## Exercise brief
Quote the data exactly, first line to the line containing "plt.rcParams['axes.unicode_minus'] = False", with no pictures.

## Material provided
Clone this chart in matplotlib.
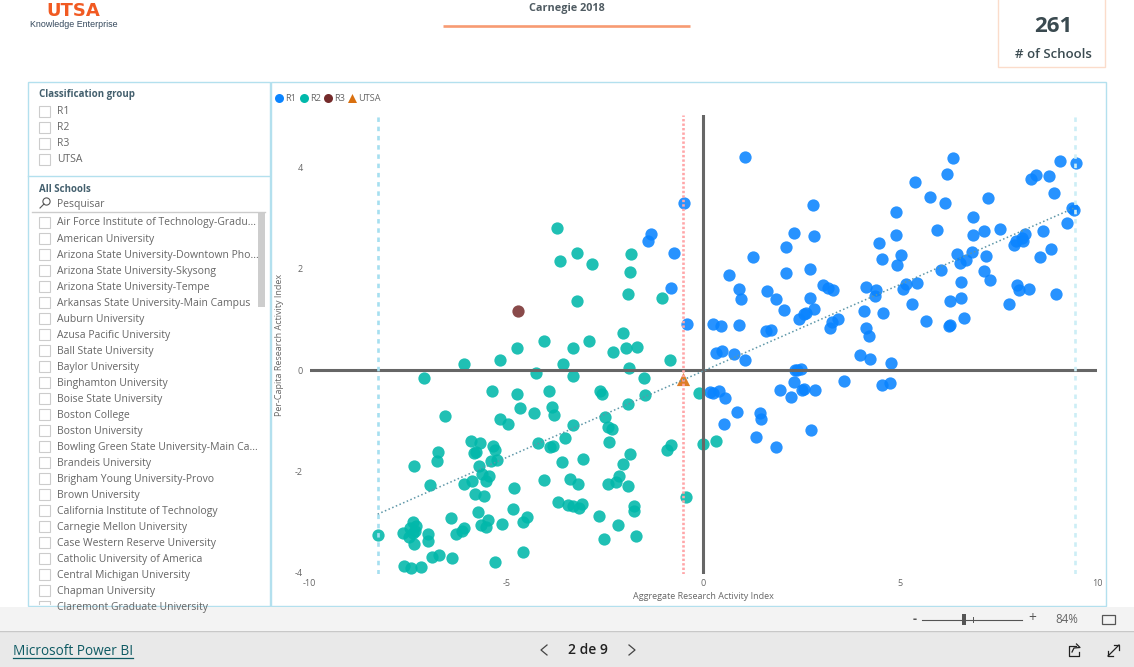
import matplotlib
matplotlib.use('Agg')
import matplotlib.pyplot as plt
from matplotlib.patches import Rectangle, Circle

plt.rcParams['font.family'] = ['Open Sans', 'DejaVu Sans']
plt.rcParams['axes.unicode_minus'] = False

# ================= data =================
r1_x = [1.07, 6.35, 6.19, 5.38, 5.76, 6.13, 7.23, 6.86, 4.89, 2.78, 2.80, 2.30, 2.09, 1.27, 0.65, 0.91,
        0.95, 1.63, 1.85, 2.06, 2.11, 2.71, 3.04, 3.18, 3.30, 2.72, 2.82, 2.57, 2.43, 2.60, 3.42, 3.28,
        3.21, 0.24, 0.45, 0.92, 1.59, 1.73, 4.13, 4.38, 4.37, 4.07, 4.57, 4.13, 4.22, 4.46, 4.90, 4.54,
        5.03, 4.92, 5.15, 5.07, 5.43, 5.30, 5.65, 6.24, 6.26, 6.27, 6.55, 6.61, 6.55, 6.05, 5.94, 6.44,
        6.51, 6.67, 6.82, 6.84, 7.14, 7.54, 7.18, 7.12, 7.28, 7.77, 7.96, 8.03, 8.28, 8.96, 8.55, 8.84,
        8.62, 7.88, 7.94, 8.09, 8.17, 8.13, 8.32, 8.45, 8.78, 9.07, 9.46, 8.90, 9.37, 9.42, 9.25,
        0.32, 0.47, 0.79, 1.07, 3.98, 4.23, 4.78, 2.34, 2.39, 2.49, 2.31, 1.94, 2.23, 2.50, 2.57, 2.83,
        3.58, 4.55, 4.75, 0.18, 0.25, 0.39, 0.54, 0.86, 1.43, 1.46, 0.52, 1.33, 2.73, 1.85,
        -0.49, -1.33, -1.41, -0.75, -0.82, -0.41]
r1_y = [4.21, 4.19, 3.86, 3.71, 3.41, 3.29, 3.39, 3.02, 3.11, 3.25, 2.65, 2.71, 2.43, 2.23, 1.88, 1.60,
        1.40, 1.56, 1.41, 1.18, 1.92, 2.00, 1.68, 1.61, 1.58, 1.43, 1.21, 1.10, 1.01, 1.12, 1.01, 0.94,
        0.84, 0.90, 0.86, 0.88, 0.78, 0.80, 1.64, 1.57, 1.47, 1.16, 1.12, 0.84, 0.68, 2.50, 2.66, 2.20,
        2.26, 2.08, 1.70, 1.60, 1.71, 1.30, 0.97, 0.87, 0.88, 1.36, 1.43, 1.03, 1.73, 1.98, 2.77, 2.28,
        2.11, 2.18, 2.33, 2.67, 2.74, 2.79, 2.25, 1.96, 1.78, 1.31, 1.67, 1.58, 1.60, 1.50, 2.24, 2.38,
        2.74, 2.47, 2.55, 2.60, 2.68, 2.54, 3.76, 3.84, 3.82, 4.13, 4.08, 3.50, 3.19, 3.15, 2.91,
        0.34, 0.37, 0.32, 0.20, 0.29, 0.22, 0.15, 0.01, 0.01, 0.02, -0.24, -0.40, -0.53, -0.39, -0.37, -0.40,
        -0.22, -0.30, -0.26, -0.43, -0.45, -0.41, -0.55, -0.83, -0.85, -0.97, -1.07, -1.31, -1.19, -1.51,
        3.29, 2.68, 2.54, 2.30, 1.61, 0.91]

r2_x = [-0.12, -0.01, 0.32, -3.71, -3.21, -3.65, -2.82, -1.83, -1.86, -1.90, -1.06, -3.20, -2.05, -4.04,
        -4.74, -3.32, -2.91, -2.29, -1.95, -1.68, -6.08, -5.15, -3.57, -0.85, -1.88, -4.25, -3.30, -7.09,
        -1.51, -5.37, -4.72, -3.91, -2.63, -2.58, -1.48, -1.91, -4.65, -3.84, -3.79, -4.29, -6.57, -5.16,
        -4.95, -3.32, -2.50, -2.43, -2.31, -3.51, -2.40, -4.19, -3.90, -3.81, -0.81, -0.91, -5.91, -5.67,
        -5.81, -5.77, -5.33, -5.30, -6.74, -6.75, -5.40, -5.23, -1.85, -3.05, -3.59, -2.05, -7.34, -5.69,
        -5.61, -5.44, -5.52, -5.88, -6.07, -6.95, -4.04, -3.38, -3.17, -2.43, -2.21, -2.13, -1.90, -4.80,
        -5.79, -5.57, -3.68, -3.43, -3.32, -3.16, -3.09, -0.43, -1.77, -1.76, -4.83, -5.72, -2.66, -4.47,
        -4.58, -6.41, -5.46, -5.64, -5.52, -5.12, -2.17, -6.08, -6.12, -6.27, -2.53, -1.71, -7.36, -7.29,
        -7.44, -7.31, -7.37, -7.63, -7.48, -8.27, -6.99, -6.98, -7.34, -4.59, -6.70, -6.90, -6.38, -5.28,
        -7.61, -7.41, -7.17]
r2_y = [-0.45, -1.45, -1.39, 2.80, 2.31, 2.16, 2.10, 2.29, 1.93, 1.50, 1.43, 1.36, 0.74, 0.57,
        0.44, 0.43, 0.58, 0.36, 0.43, 0.46, 0.12, 0.20, 0.12, 0.20, 0.05, -0.05, -0.12, -0.15,
        -0.16, -0.41, -0.48, -0.41, -0.41, -0.47, -0.49, -0.67, -0.75, -0.73, -0.89, -0.85, -0.90, -0.97,
        -1.07, -1.08, -0.93, -1.12, -1.16, -1.33, -1.41, -1.43, -1.52, -1.50, -1.47, -1.58, -1.39, -1.43,
        -1.64, -1.62, -1.50, -1.58, -1.62, -1.79, -1.79, -1.78, -1.66, -1.75, -1.82, -1.85, -1.90, -1.90,
        -2.05, -2.09, -2.18, -2.19, -2.24, -2.26, -2.17, -2.15, -2.25, -2.24, -2.20, -2.08, -2.29, -2.33,
        -2.45, -2.48, -2.61, -2.66, -2.68, -2.71, -2.64, -2.51, -2.67, -2.78, -2.73, -2.80, -2.87, -2.89,
        -3.00, -2.91, -2.96, -3.06, -3.09, -3.04, -3.06, -3.12, -3.18, -3.23, -3.33, -3.27, -3.00, -3.08,
        -3.12, -3.17, -3.22, -3.21, -3.29, -3.26, -3.24, -3.37, -3.43, -3.58, -3.65, -3.69, -3.70, -3.79,
        -3.87, -3.91, -3.89]

r3_x = [-4.70]
r3_y = [1.16]
utsa_x = [-0.52]
utsa_y = [-0.18]

trend_x = [-8.27, 9.40]
trend_y = [-2.84, 3.19]
min_x = -8.27
max_x = 9.45
utsa_line_x = -0.52

x_ticks = [-10, -5, 0, 5, 10]
y_ticks = [-4, -2, 0, 2, 4]

classes = ['R1', 'R2', 'R3', 'UTSA']
schools = ['Air Force Institute of Technology-Gradu...', 'American University',
           'Arizona State University-Downtown Pho...', 'Arizona State University-Skysong',
           'Arizona State University-Tempe', 'Arkansas State University-Main Campus',
           'Auburn University', 'Azusa Pacific University', 'Ball State University',
           'Baylor University', 'Binghamton University', 'Boise State University',
           'Boston College', 'Boston University', 'Bowling Green State University-Main Ca...',
           'Brandeis University', 'Brigham Young University-Provo', 'Brown University',
           'California Institute of Technology', 'Carnegie Mellon University',
           'Case Western Reserve University', 'Catholic University of America',
           'Central Michigan University', 'Chapman University', 'Claremont Graduate University']

C_R1 = '#0A84FF'
C_R2 = '#01B8AA'
C_R3 = '#742A2A'
C_UTSA = '#D9700F'
C_BORDER = '#B3E0EE'
C_TEXT = '#666666'
C_TITLE = '#44606E'

fig = plt.figure(figsize=(11.34, 6.67), dpi=100, facecolor='white')

# page overlay in pixel coordinates
pg = fig.add_axes([0, 0, 1, 1], zorder=0)
pg.set_xlim(0, 1134)
pg.set_ylim(667, 0)
pg.axis('off')

# ================= scatter =================
ax = fig.add_axes([309.5 / 1134, (667 - 574) / 667, 787.5 / 1134, 459 / 667], zorder=2)
ax.patch.set_alpha(0)
ax.set_xlim(-10, 10)
ax.set_ylim(-4.02, 5.03)
for s in ax.spines.values():
    s.set_visible(False)
ax.set_xticks(x_ticks)
ax.set_yticks(y_ticks)
ax.tick_params(length=0, labelsize=6.5, labelcolor=C_TEXT)
ax.tick_params(axis='x', pad=3.6)
ax.tick_params(axis='y', pad=5)

ax.scatter(r1_x, r1_y, s=78, color=C_R1, alpha=0.88, linewidths=0, zorder=2)
ax.scatter(r2_x, r2_y, s=78, color=C_R2, alpha=0.88, linewidths=0, zorder=2)
ax.scatter(r3_x, r3_y, s=78, color=C_R3, alpha=0.85, linewidths=0, zorder=2)
ax.scatter(utsa_x, utsa_y, s=90, color=C_UTSA, marker='^', alpha=0.9, linewidths=0, zorder=2)

ax.axhline(0, color='#666666', lw=2.2, zorder=3)
ax.plot([0, 0], [-4.02, 5.03], color='#666666', lw=2.2, zorder=3)
ax.plot([min_x, min_x], [-4.02, 5.03], color='#A6DFF0', lw=1.9, ls=(0, (1.7, 1.8)), zorder=3)
ax.plot([max_x, max_x], [-4.02, 5.03], color='#CDEEF6', lw=1.9, ls=(0, (1.7, 1.8)), zorder=3)
ax.plot([utsa_line_x, utsa_line_x], [-4.02, 5.03], color='#FFA6A8', lw=1.9, ls=(0, (0.9, 0.8)), zorder=3)
ax.plot(trend_x, trend_y, color='#5E97A8', lw=1.1, ls=(0, (1, 1.6)), zorder=3)

ax.set_xlabel('Aggregate Research Activity Index', fontsize=6.5, color=C_TEXT)
ax.xaxis.set_label_coords(0.5, -0.04)
fig.text(279 / 1134, 1 - 345 / 667, 'Per-Capita Research Activity Index', fontsize=6.5, color=C_TEXT,
         rotation=90, ha='center', va='center')

# ================= header =================
pg.text(73.5, 11, 'UTSA', fontsize=13, fontweight='bold', color='#F15A22', ha='center', va='center',
        family='Liberation Sans Narrow')
pg.text(74, 24.5, 'Knowledge Enterprise', fontsize=6.4, color='#33475B', ha='center', va='center',
        family='Liberation Sans')
pg.text(566.5, 8.5, 'Carnegie 2018', fontsize=7.8, fontweight='bold', color='#4F5B62', ha='center', va='center')
pg.plot([443, 690], [26, 26], color='#F79B72', lw=1.9, solid_capstyle='butt')
pg.add_patch(Rectangle((998, -2), 107, 69, fc='white', ec='#FBDCCB', lw=1))
pg.text(1053, 27, '261', fontsize=16, fontweight='bold', color='#3A4A50', ha='center', va='center')
pg.text(1053, 54, '# of Schools', fontsize=9.5, fontweight='semibold', color='#3A4A50', ha='center', va='center')

# ================= panels =================
pg.add_patch(Rectangle((27.5, 82), 242.5, 524, fc='white', ec=C_BORDER, lw=1))
pg.add_patch(Rectangle((270.5, 82), 835, 524, fc='white', ec=C_BORDER, lw=1))
pg.plot([27.5, 270], [175.5, 175.5], color=C_BORDER, lw=1)

pg.text(39, 95, 'Classification group', fontsize=7, fontweight='bold', color=C_TITLE, va='center')
for i, c in enumerate(classes):
    yy = 111 + i * 16
    pg.add_patch(Rectangle((39, yy - 5.5), 11, 11, fc='white', ec='#CCCCCC', lw=0.8))
    pg.text(57, yy + 1, c, fontsize=7.5, color=C_TEXT, va='center')

pg.text(39, 189, 'All Schools', fontsize=7, fontweight='bold', color=C_TITLE, va='center')
pg.add_patch(Circle((46.5, 201.5), 3.6, fc='none', ec='#555555', lw=0.8))
pg.plot([40, 44], [208, 204], color='#555555', lw=0.8)
pg.text(57, 205, 'Pesquisar', fontsize=7.5, color=C_TEXT, va='center')
pg.plot([32, 265], [212, 212], color='#CCCCCC', lw=1)
pg.add_patch(Rectangle((258, 212), 7, 95, fc='#CDCDCD', ec='none'))

clip = Rectangle((28, 212), 241, 393, transform=pg.transData)
for i, name in enumerate(schools):
    yy = 222 + i * 16.04
    box = Rectangle((39, yy - 5.5), 11, 11, fc='white', ec='#CCCCCC', lw=0.8)
    pg.add_patch(box)
    box.set_clip_path(clip)
    t = pg.text(57, yy + 1, name, fontsize=7.5, color=C_TEXT, va='center')
    t.set_clip_path(clip)

# legend of the scatter
leg_x = [279, 304, 328, 352]
leg_colors = [C_R1, C_R2, C_R3, C_UTSA]
for lx, c, col in zip(leg_x, classes, leg_colors):
    pg.scatter([lx], [98], s=42, color=col, marker='^' if c == 'UTSA' else 'o', linewidths=0, zorder=3)
    pg.text(lx + 6, 98.5, c, fontsize=6.6, color=C_TEXT, va='center')

# ================= footer =================
pg.add_patch(Rectangle((0, 607), 1134, 23, fc='#F3F3F3', ec='none'))
pg.add_patch(Rectangle((0, 631), 1134, 36, fc='#E9E9E9', ec='none'))
pg.plot([0, 1134], [630.5, 630.5], color='#C8C8C8', lw=1)

pg.text(915, 619, '-', fontsize=9, fontweight='bold', color='#555555', ha='center', va='center')
pg.plot([922, 1022], [619.5, 619.5], color='#555555', lw=0.8)
pg.add_patch(Rectangle((962, 614), 4, 11, fc='#555555', ec='none'))
pg.plot([972.5, 972.5], [617, 622], color='#555555', lw=0.7)
pg.text(1032, 618.5, '+', fontsize=10, color='#555555', ha='center', va='center')
pg.text(1067, 619.5, '84%', fontsize=8.3, color=C_TEXT, ha='center', va='center')
pg.add_patch(Rectangle((1102, 614.5), 13, 9, fc='none', ec='#555555', lw=0.9))

pg.text(13, 651.5, 'Microsoft Power BI', fontsize=9.8, color='#0E5A63', va='center')
pg.plot([13, 133], [658, 658], color='#0E5A63', lw=0.9)
pg.text(588, 650.5, '2 de 9', fontsize=10, fontweight='semibold', color='#222222', ha='center', va='center')
pg.plot([547, 541, 547], [645, 650, 655], color='#444444', lw=0.9)
pg.plot([629, 635, 629], [645, 650, 655], color='#444444', lw=0.9)

# share / expand icons
pg.plot([1076, 1069, 1069, 1079, 1079], [645.5, 645.5, 655.5, 655.5, 652], color='#222222', lw=0.9)
pg.plot([1072, 1074, 1080, 1076.5], [652, 648, 647.5, 644], color='#222222', lw=0.9)
pg.plot([1108, 1119], [656, 645], color='#222222', lw=0.9)
pg.plot([1114, 1119, 1119], [645, 645, 650], color='#222222', lw=0.9)
pg.plot([1108, 1108, 1113], [651, 656, 656], color='#222222', lw=0.9)

plt.savefig('out.png', dpi=100, facecolor='white')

## The answer
Clone this chart in matplotlib.
import matplotlib
matplotlib.use('Agg')
import matplotlib.pyplot as plt
from matplotlib.patches import Rectangle, Circle

plt.rcParams['font.family'] = ['Open Sans', 'DejaVu Sans']
plt.rcParams['axes.unicode_minus'] = False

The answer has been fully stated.